Is California’s deep-blue legislature out of control?
It sure seems that way to me. Recently, Gov. Newsom approved a clearly unconstitutional bill mandating racial and LGBTQ quotas for boards of directors of private companies. That’s pretty brazen.
He also signed legislation creating a task force to examine the possibility of slave reparations—even though California was never a slave state.
A third example is last month’s legislation forcing California State University students to take an ethnic studies course. If a conservative legislature had interfered with a curricular matter like that, the mainstream media would be going bananas.

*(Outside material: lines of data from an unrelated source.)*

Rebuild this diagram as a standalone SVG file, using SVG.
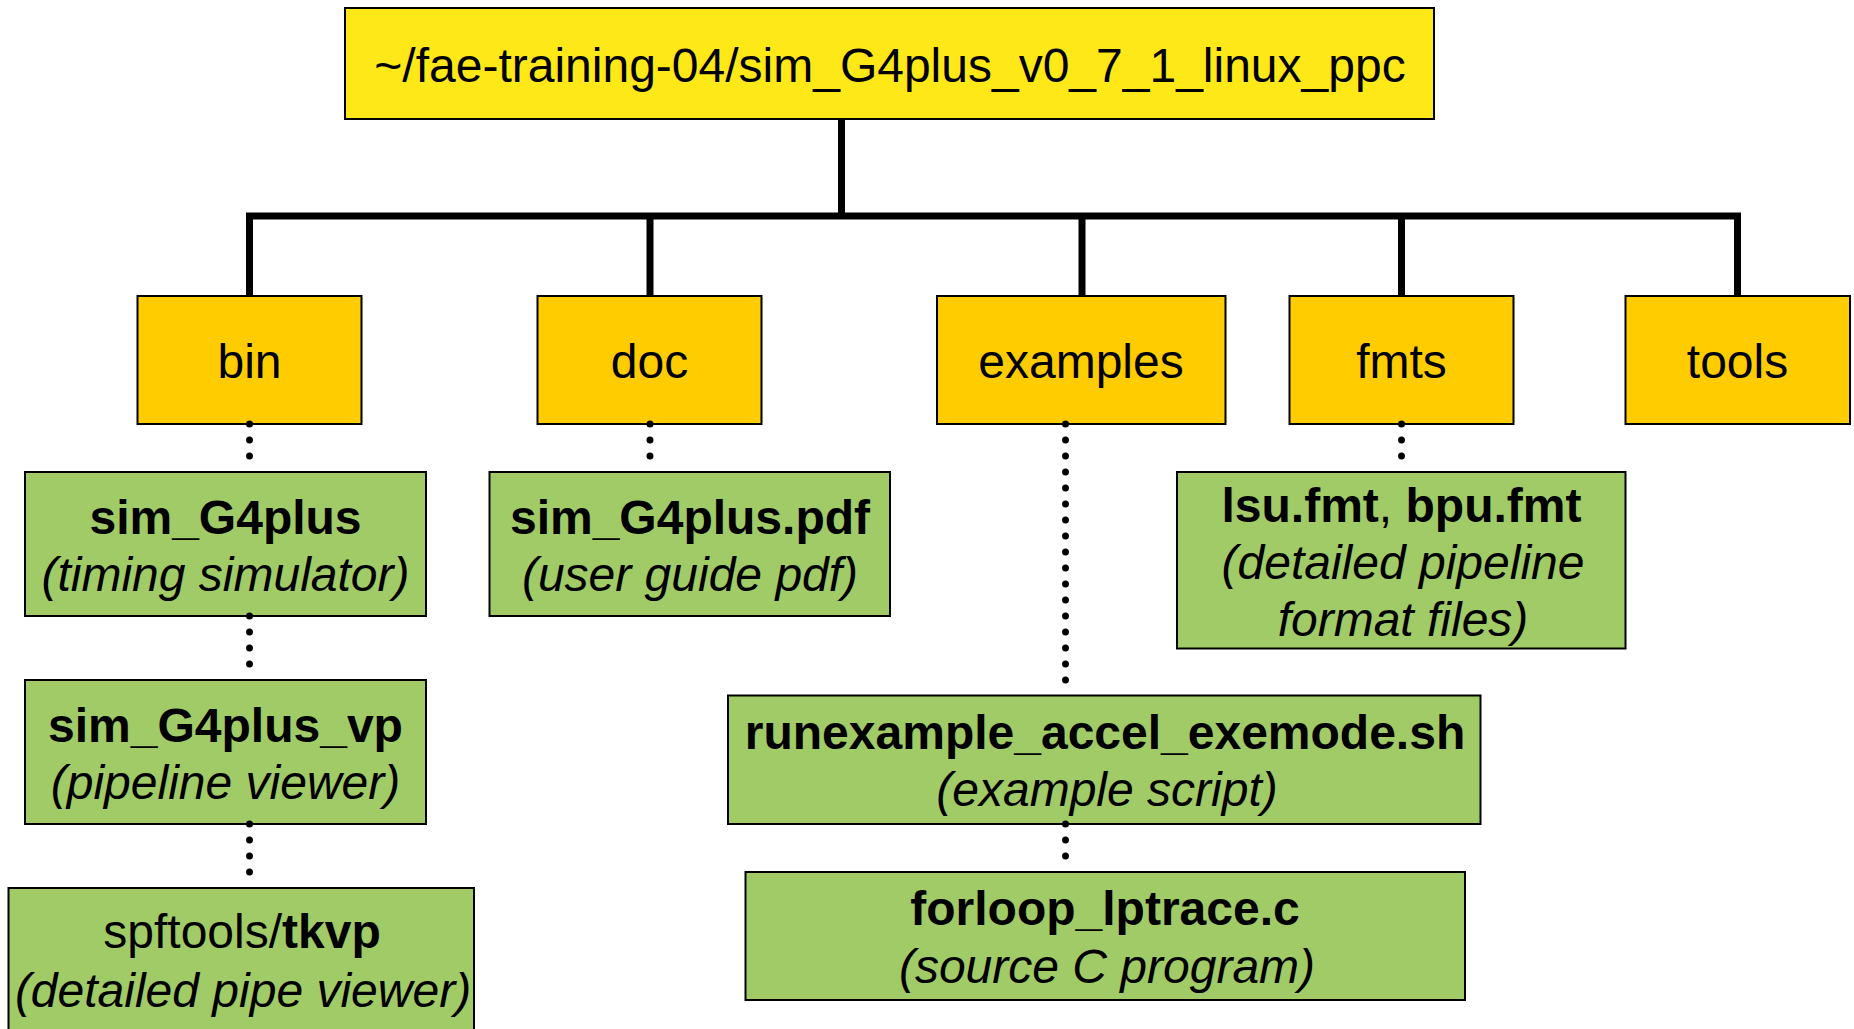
<svg xmlns="http://www.w3.org/2000/svg" width="1854" height="1029" viewBox="0 0 1854 1029">
<style>
  .box { stroke: #000; stroke-width: 2; }
  .root { fill: #FFE817; }
  .dir { fill: #FFCC00; }
  .file { fill: #A0CB67; }
  text { font-family: "Liberation Sans", Arial, Helvetica, sans-serif; font-size: 48px; fill: #000; text-anchor: middle; }
  .b { font-weight: bold; }
  .i { font-style: italic; }
  .solid { fill: none; stroke: #000; stroke-width: 7; }
  .dots { fill: none; stroke: #000; stroke-width: 7; stroke-linecap: round; stroke-dasharray: 0 16; }
</style>
<rect width="1854" height="1029" fill="#fff"/>

<g id="connectors">
  <line class="solid" x1="841.5" y1="119" x2="841.5" y2="216"/>
  <path class="solid" d="M249.5 296 V216 H1737.5 V296"/>
  <line class="solid" x1="650" y1="216" x2="650" y2="296"/>
  <line class="solid" x1="1082" y1="216" x2="1082" y2="296"/>
  <line class="solid" x1="1401.5" y1="216" x2="1401.5" y2="296"/>
</g>

<g id="root">
  <rect class="box root" x="345" y="8" width="1089" height="111"/>
  <text x="890" y="82">~/fae-training-04/sim_G4plus_v0_7_1_linux_ppc</text>
</g>

<g id="bin">
  <rect class="box dir" x="137.5" y="296" width="224" height="128"/>
  <text x="249.5" y="378">bin</text>
</g>
<g id="doc">
  <rect class="box dir" x="537.5" y="296" width="224" height="128"/>
  <text x="649.5" y="378">doc</text>
</g>
<g id="examples">
  <rect class="box dir" x="937" y="296" width="288.5" height="128"/>
  <text x="1081" y="378">examples</text>
</g>
<g id="fmts">
  <rect class="box dir" x="1289.5" y="296" width="224" height="128"/>
  <text x="1401.5" y="378">fmts</text>
</g>
<g id="tools">
  <rect class="box dir" x="1625.5" y="296" width="224.5" height="128"/>
  <text x="1737.5" y="378">tools</text>
</g>

<g id="sim_G4plus">
  <rect class="box file" x="25" y="472" width="401" height="144"/>
  <text class="b" x="225.5" y="534">sim_G4plus</text>
  <text class="i" x="225.5" y="591">(timing simulator)</text>
</g>
<g id="sim_G4plus_vp">
  <rect class="box file" x="25" y="680" width="401" height="144"/>
  <text class="b" x="225.5" y="742">sim_G4plus_vp</text>
  <text class="i" x="225.5" y="799">(pipeline viewer)</text>
</g>
<g id="tkvp">
  <rect class="box file" x="8.5" y="888" width="465.5" height="146"/>
  <text x="242" y="948">spftools/<tspan class="b">tkvp</tspan></text>
  <text class="i" x="243" y="1007">(detailed pipe viewer)</text>
</g>
<g id="sim_G4plus_pdf">
  <rect class="box file" x="489.5" y="472" width="400.5" height="144"/>
  <text class="b" x="690" y="534">sim_G4plus.pdf</text>
  <text class="i" x="690" y="591">(user guide pdf)</text>
</g>
<g id="fmt_files">
  <rect class="box file" x="1177" y="472" width="448.5" height="176.5"/>
  <text x="1401.5" y="522"><tspan class="b">lsu.fmt</tspan>, <tspan class="b">bpu.fmt</tspan></text>
  <text class="i" x="1403" y="579">(detailed pipeline</text>
  <text class="i" x="1403" y="636">format files)</text>
</g>
<g id="runexample">
  <rect class="box file" x="728" y="695.5" width="752.5" height="128.5"/>
  <text class="b" x="1105" y="749">runexample_accel_exemode.sh</text>
  <text class="i" x="1107" y="806">(example script)</text>
</g>
<g id="forloop">
  <rect class="box file" x="745.5" y="872" width="719.5" height="128"/>
  <text class="b" x="1105" y="925">forloop_lptrace.c</text>
  <text class="i" x="1107" y="983">(source C program)</text>
</g>

<g id="dotted-connectors">
  <line class="dots" x1="249.5" y1="424" x2="249.5" y2="457"/>
  <line class="dots" x1="249.5" y1="616" x2="249.5" y2="665"/>
  <line class="dots" x1="249.5" y1="824" x2="249.5" y2="873"/>
  <line class="dots" x1="650" y1="424" x2="650" y2="457"/>
  <line class="dots" x1="1401.5" y1="424" x2="1401.5" y2="457"/>
  <line class="dots" x1="1065.5" y1="424" x2="1065.5" y2="681"/>
  <line class="dots" x1="1065.5" y1="824" x2="1065.5" y2="857"/>
</g>
</svg>
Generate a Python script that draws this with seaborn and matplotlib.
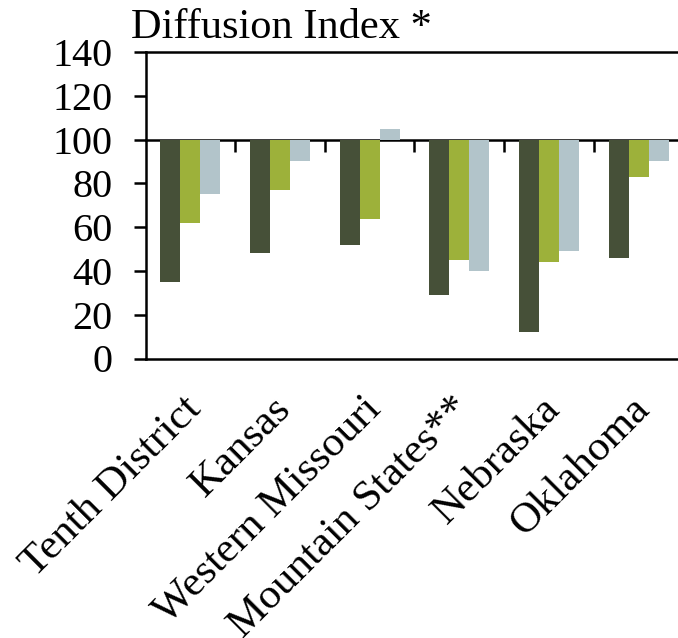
import numpy as np
import pandas as pd
import matplotlib
matplotlib.use("Agg")
import matplotlib.pyplot as plt
import matplotlib.transforms as mtransforms
import seaborn as sns

# Diffusion index by region (100 = no change)
regions = ["Tenth District", "Kansas", "Western Missouri",
           "Mountain States**", "Nebraska", "Oklahoma"]
series_names = ["Series 1", "Series 2", "Series 3"]
series_1 = [35, 48, 52, 29, 12, 46]
series_2 = [62, 77, 63.5, 45, 44, 83]
series_3 = [75, 90, 105, 40, 49, 90]
y_ticks = [0, 20, 40, 60, 80, 100, 120, 140]
baseline = 100
colors = ["#465038", "#9db13a", "#b2c4ca"]

sns.set_theme(style="white")
plt.rcParams["font.family"] = ["Liberation Serif", "DejaVu Serif"]

df = pd.DataFrame({
    "region": regions * 3,
    "series": np.repeat(series_names, len(regions)),
    "value": series_1 + series_2 + series_3,
})
# bars hang from the 100 line
df["height"] = df["value"] - baseline

W, H = 678, 638
fig = plt.figure(figsize=(W / 100, H / 100), dpi=100)
ax = fig.add_axes([145.5 / W, 1 - 358.5 / H, (683.5 - 145.5) / W, (358.5 - 52) / H])

sns.barplot(data=df, x="region", y="height", hue="series",
            order=regions, hue_order=series_names, palette=colors,
            bottom=baseline, width=0.67, linewidth=0, saturation=1,
            errorbar=None, legend=False, ax=ax)

ax.set_ylim(0, 140)
ax.set_xlim(-0.5, len(regions) - 0.5)
ax.set_yticks(y_ticks)
ax.set_xlabel("")
ax.set_ylabel("")

for side in ["left", "top", "bottom"]:
    ax.spines[side].set_visible(True)
    ax.spines[side].set_color("black")
    ax.spines[side].set_linewidth(1.8)
ax.spines["right"].set_visible(False)

ax.tick_params(axis="y", left=True, direction="out", length=8.6, width=1.8,
               pad=15, labelsize=29, colors="black")
ax.tick_params(axis="x", bottom=False, length=0, pad=32, labelsize=31,
               colors="black")

ax.set_xticks(range(len(regions)), labels=regions)
shift = mtransforms.ScaledTranslation(5 / 100, 0, fig.dpi_scale_trans)
for lbl in ax.get_xticklabels():
    lbl.set_rotation(45)
    lbl.set_ha("right")
    lbl.set_va("center")
    lbl.set_rotation_mode("anchor")
    lbl.set_transform(lbl.get_transform() + shift)

# reference line at 100 with category separator ticks
sec = ax.secondary_xaxis(baseline, transform=ax.transData)
sec.set_xticks(np.arange(len(regions) - 1) + 0.5)
sec.tick_params(axis="x", top=True, bottom=False, direction="in",
                length=8.6, width=1.8, labeltop=False, labelbottom=False,
                colors="black")
for s in sec.spines.values():
    s.set_linewidth(1.8)
    s.set_color("black")

fig.text(131 / W, 1 - 38 / H, "Diffusion Index *", fontsize=30.5,
         ha="left", va="baseline", color="black")

fig.savefig("out.png", dpi=100)
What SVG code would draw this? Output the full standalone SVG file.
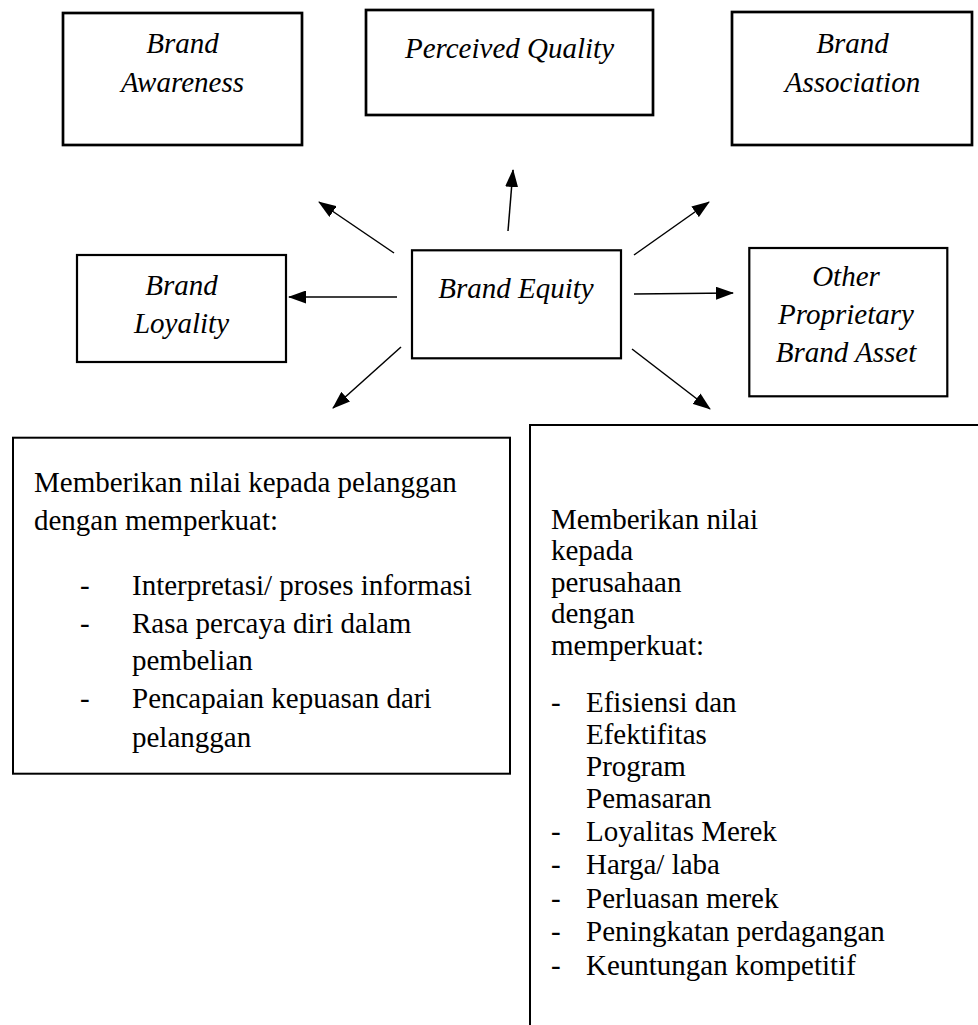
<svg xmlns="http://www.w3.org/2000/svg" width="978" height="1025" viewBox="0 0 978 1025">
  <style>
    .box { fill: #ffffff; stroke: #000000; }
    .thick { stroke-width: 2.7; }
    .mid { stroke-width: 2.2; }
    .thin { stroke-width: 2; }
    .lbl { font-style: italic; font-size: 29px; fill: #000000; text-anchor: middle; }
    .body { font-size: 29px; fill: #000000; }
    .conn { stroke: #000000; stroke-width: 1.5; fill: none; marker-end: url(#head); }
  </style>
  <defs>
    <marker id="head" markerUnits="userSpaceOnUse" markerWidth="18" markerHeight="13" refX="17" refY="6.5" orient="auto">
      <path d="M0,0 L18,6.5 L0,13 Z" fill="#000000"/>
    </marker>
  </defs>
  <rect width="978" height="1025" fill="#ffffff"/>

  <g font-family="'Liberation Serif', 'DejaVu Serif', serif">
  <!-- top row -->
  <g id="brand-awareness">
    <rect class="box thick" x="63" y="13" width="239" height="132"/>
    <text class="lbl" x="182.5" y="53">Brand</text>
    <text class="lbl" x="182.5" y="92">Awareness</text>
  </g>
  <g id="perceived-quality">
    <rect class="box thick" x="366" y="10" width="287" height="105"/>
    <text class="lbl" x="509.5" y="58">Perceived Quality</text>
  </g>
  <g id="brand-association">
    <rect class="box thick" x="732" y="12" width="240" height="133"/>
    <text class="lbl" x="852.5" y="53">Brand</text>
    <text class="lbl" x="852.5" y="92">Association</text>
  </g>

  <!-- middle row -->
  <g id="brand-loyality">
    <rect class="box mid" x="77" y="255" width="209" height="107"/>
    <text class="lbl" x="181.5" y="295">Brand</text>
    <text class="lbl" x="181.5" y="333">Loyality</text>
  </g>
  <g id="brand-equity">
    <rect class="box mid" x="412" y="250.3" width="209" height="108"/>
    <text class="lbl" x="516" y="298">Brand Equity</text>
  </g>
  <g id="other-assets">
    <rect class="box mid" x="749.3" y="248" width="198" height="148.3"/>
    <text class="lbl" x="846" y="286">Other</text>
    <text class="lbl" x="846" y="324">Proprietary</text>
    <text class="lbl" x="846" y="362">Brand Asset</text>
  </g>

  <!-- bottom row -->
  <g id="value-customer">
    <rect class="box thin" x="13" y="437.7" width="497" height="336"/>
    <text class="body" x="34" y="492">Memberikan nilai kepada pelanggan</text>
    <text class="body" x="34" y="530">dengan memperkuat:</text>
    <text class="body" x="80" y="595">-</text>
    <text class="body" x="132" y="595">Interpretasi/ proses informasi</text>
    <text class="body" x="80" y="633">-</text>
    <text class="body" x="132" y="633">Rasa percaya diri dalam</text>
    <text class="body" x="132" y="670">pembelian</text>
    <text class="body" x="80" y="708">-</text>
    <text class="body" x="132" y="708">Pencapaian kepuasan dari</text>
    <text class="body" x="132" y="747">pelanggan</text>
  </g>
  <g id="value-company">
    <rect class="box thin" x="530" y="425" width="460" height="620"/>
    <text class="body" x="551" y="529">Memberikan nilai</text>
    <text class="body" x="551" y="560">kepada</text>
    <text class="body" x="551" y="592">perusahaan</text>
    <text class="body" x="551" y="623">dengan</text>
    <text class="body" x="551" y="655">memperkuat:</text>
    <text class="body" x="551" y="712">-</text>
    <text class="body" x="586" y="712">Efisiensi dan</text>
    <text class="body" x="586" y="744">Efektifitas</text>
    <text class="body" x="586" y="776">Program</text>
    <text class="body" x="586" y="808">Pemasaran</text>
    <text class="body" x="551" y="841">-</text>
    <text class="body" x="586" y="841">Loyalitas Merek</text>
    <text class="body" x="551" y="874">-</text>
    <text class="body" x="586" y="874">Harga/ laba</text>
    <text class="body" x="551" y="908">-</text>
    <text class="body" x="586" y="908">Perluasan merek</text>
    <text class="body" x="551" y="941">-</text>
    <text class="body" x="586" y="941">Peningkatan perdagangan</text>
    <text class="body" x="551" y="975">-</text>
    <text class="body" x="586" y="975">Keuntungan kompetitif</text>
  </g>
  </g>

  <!-- arrows radiating from Brand Equity -->
  <g id="connectors">
    <line class="conn" x1="394" y1="253" x2="319" y2="202"/>
    <line class="conn" x1="508" y1="231" x2="513" y2="170"/>
    <line class="conn" x1="634" y1="255" x2="709" y2="202"/>
    <line class="conn" x1="397" y1="297" x2="289" y2="297"/>
    <line class="conn" x1="634" y1="294" x2="733" y2="293"/>
    <line class="conn" x1="401" y1="347" x2="333" y2="408"/>
    <line class="conn" x1="632" y1="349" x2="710" y2="409"/>
  </g>
</svg>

Probably the most consequential legislation to pass in the last few months is the effort to repeal these words from the state constitution: “The state shall not discriminate against, or grant preferential treatment to, any individual or group on the basis of race, sex, color, ethnicity, or national origin in the operation of public employment, public education, or public contracting.”
Put there in 1996 by Proposition 209, those words were a response to over-the-top race-preferential admissions policies at the University of California and similar preferences for woman-owned and minority-owned businesses in public contracting.
The Left has been gunning for Prop 209 ever since. The legislature in particular has tried twice before. But maybe the third time is a charm.
Prop 209, however, can’t be repealed without the consent of voters. So all the legislature could do was call for a referendum. Called Prop 16, it’s on the ballot for this election. I’ll be voting no.
Prop 16 is not an effort to help the disadvantaged. Under current law, the University of California is free to give a leg up in admissions to students from low-income families. And it’s been doing so for decades (partly in response to Prop 209).